Regardless of the ethnicity of the laborer, the employer was required to give him his wages on his day before the sun sets (v. 15). The reason given is that the laborer is poor and he sets his heart on it. The laborer's life depended on his wages each day. He lived from hand to mouth. His motivation (sets his heart) is based on getting paid at the end of the day. Loving a neighbor as you love yourself means edifying and lifting them up. To withhold what the other is longing for is to crush them.

The poor man was hired for the day to do a job and must be paid in the evening in order to give him what his heart is set upon, and because he needed the money to provide food for his family. To withhold his wages would be to oppress him by putting his family members at risk of not having their basic needs met.

The employer needed to pay the laborer his wages so that he will not cry out to the LORD against him. If the laborer appealed to the LORD, it would become sin to the employer. The LORD promises to judge the person who commits this type of sin (Malachi 3:5). In other words, the Suzerain (Ruler) God (the ultimate Employer of everyone) would hold the employer accountable for not paying his poor laborer on time. For this reason, any employer withholding the wages of his daily laborer was liable to judgment (Malachi 3:5).

This law also appears in the book of Leviticus but there it applied to all workers (Leviticus 19:13). Here in Deuteronomy, Moses's concern was for the poor and the needy since they were the ones who hardly had enough food or money to live on. In modern terms, we would say those poor people lived from paycheck to paycheck.

For an employer to promise to pay a hired laborer and then, once the work was done, refuse to pay him is to bear false witness to them. The promise of payment would be a lie. It would thus be a violation of the ninth commandment. It could also be a form of stealing from another person, and considered a violation of the eighth commandment. Both are part of the last five commandments, which fall under the general heading of loving one's neighbor as we love ourselves (Leviticus 19:18, Mark 12:31).

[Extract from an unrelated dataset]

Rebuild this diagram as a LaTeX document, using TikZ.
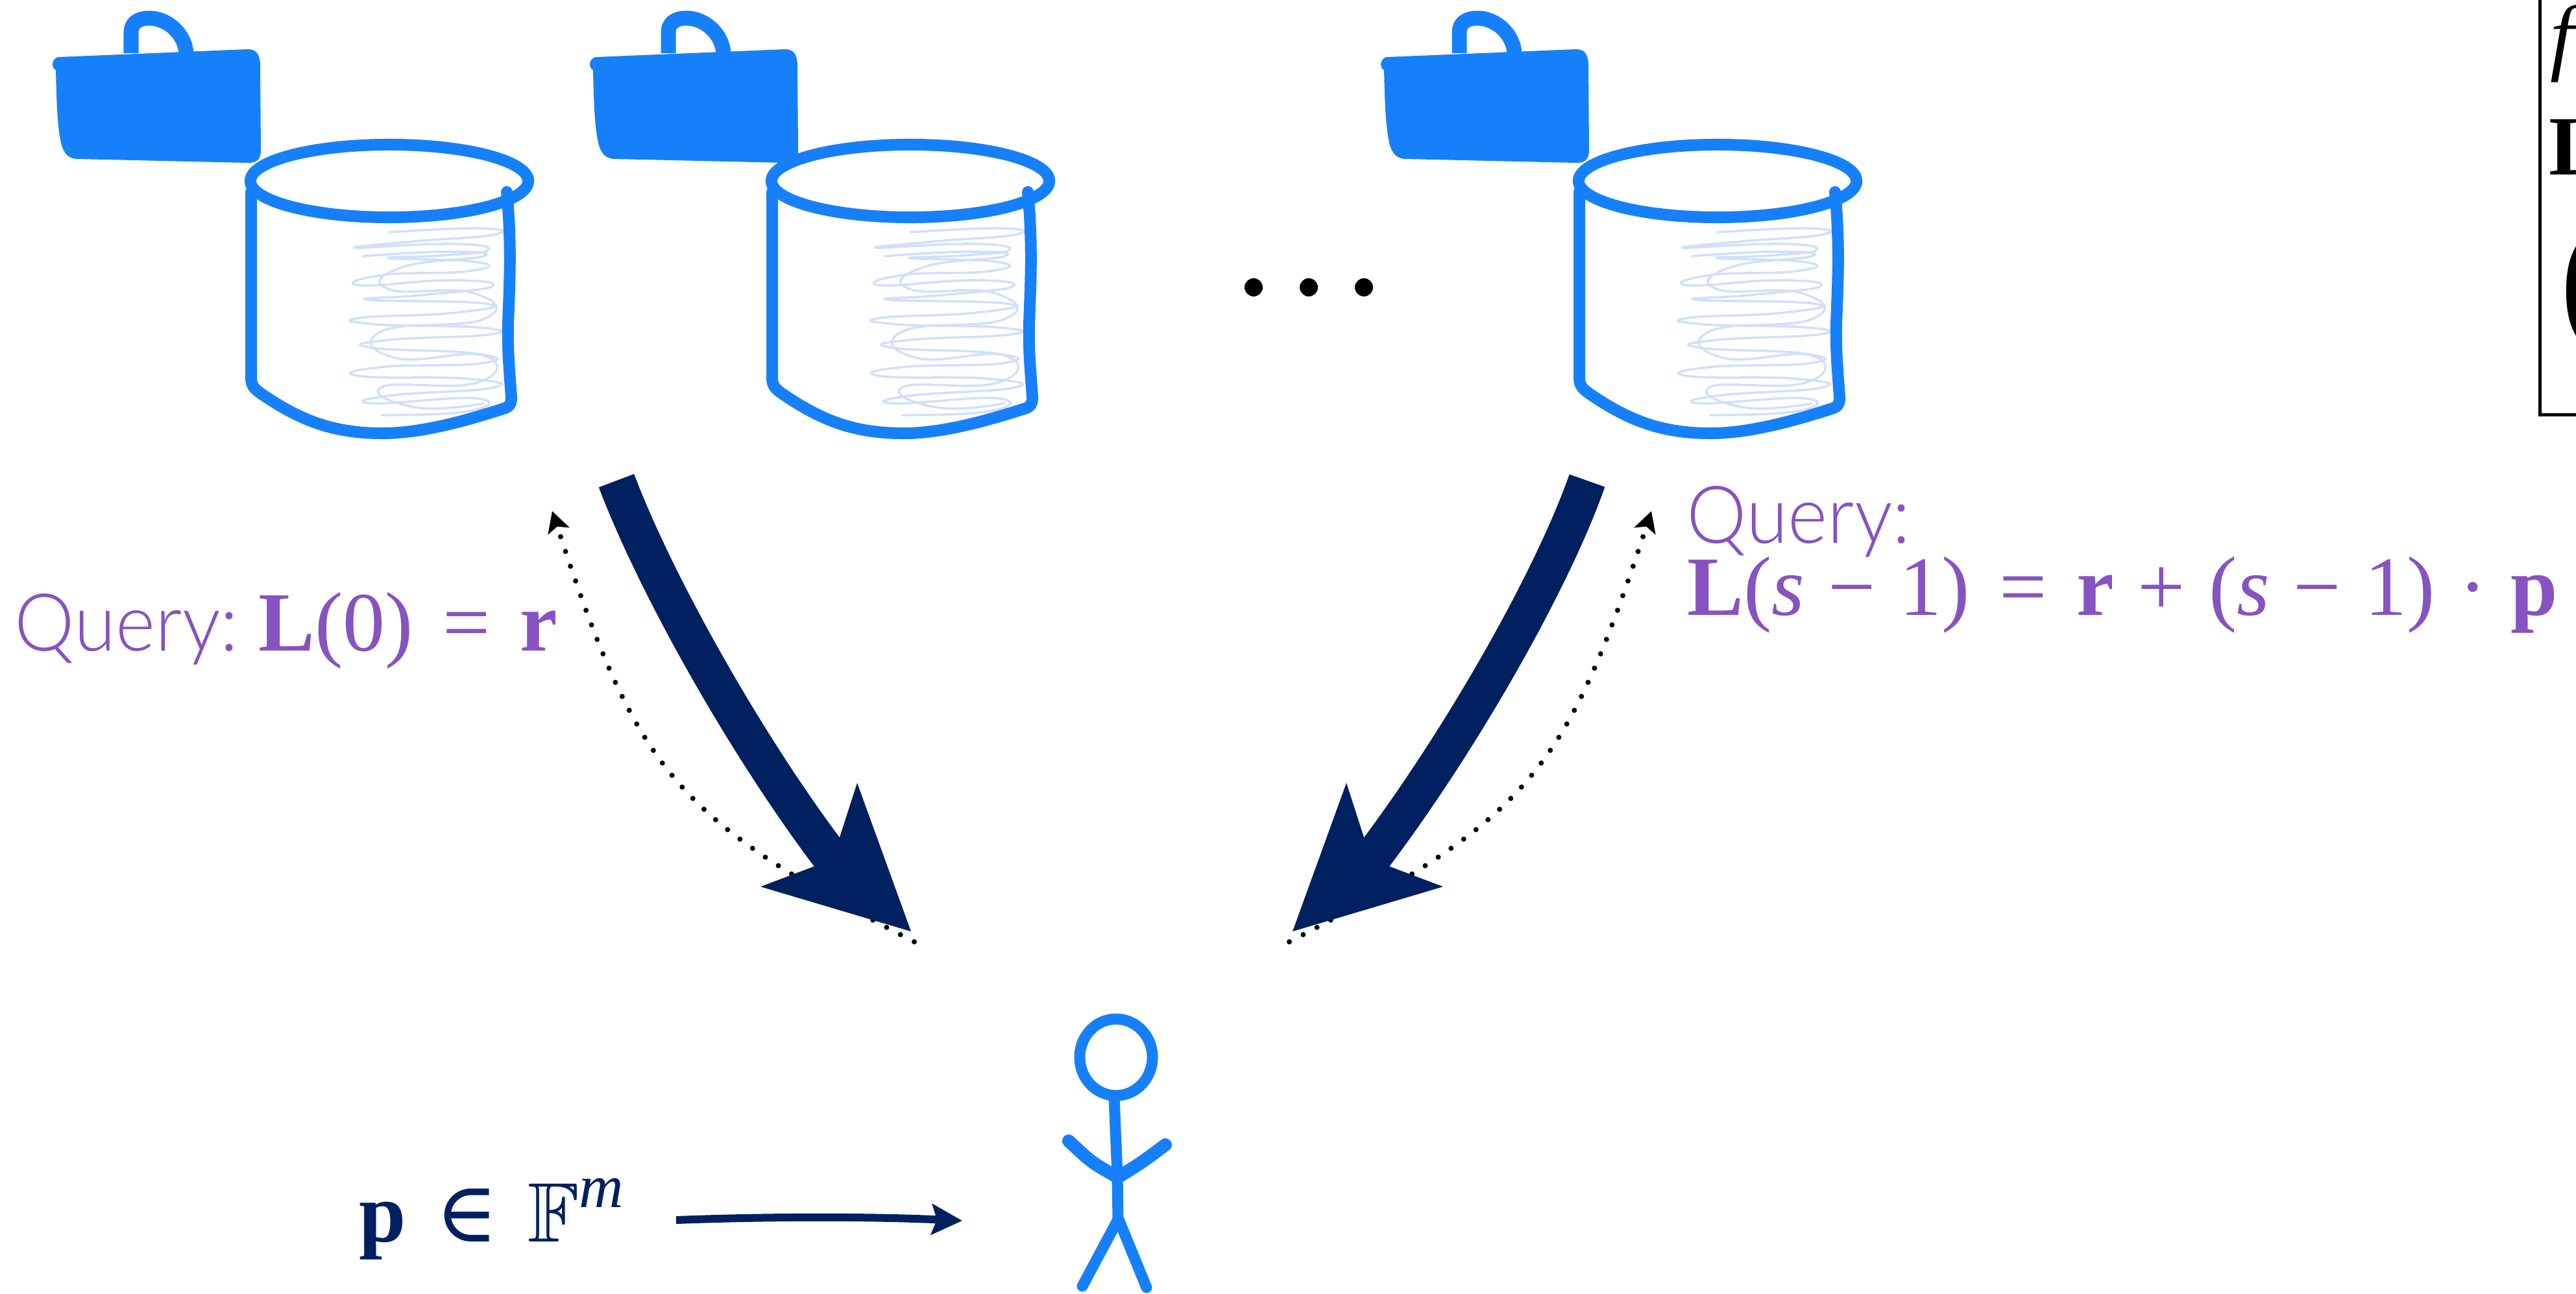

This law, like so many others in the Mosaic covenant, was designed to protect the dignity of those in dire need. A similar treatment can be found in James 5:4. The Law was clear that there would always be people who were poor (Deuteronomy 15:11, Mark 14:7). However, the Mosaic law made it clear that the poor were to be treated with dignity, and given every opportunity to get back on their feet. There was to be no permanent underclass in Israel (Deuteronomy 15:1-4).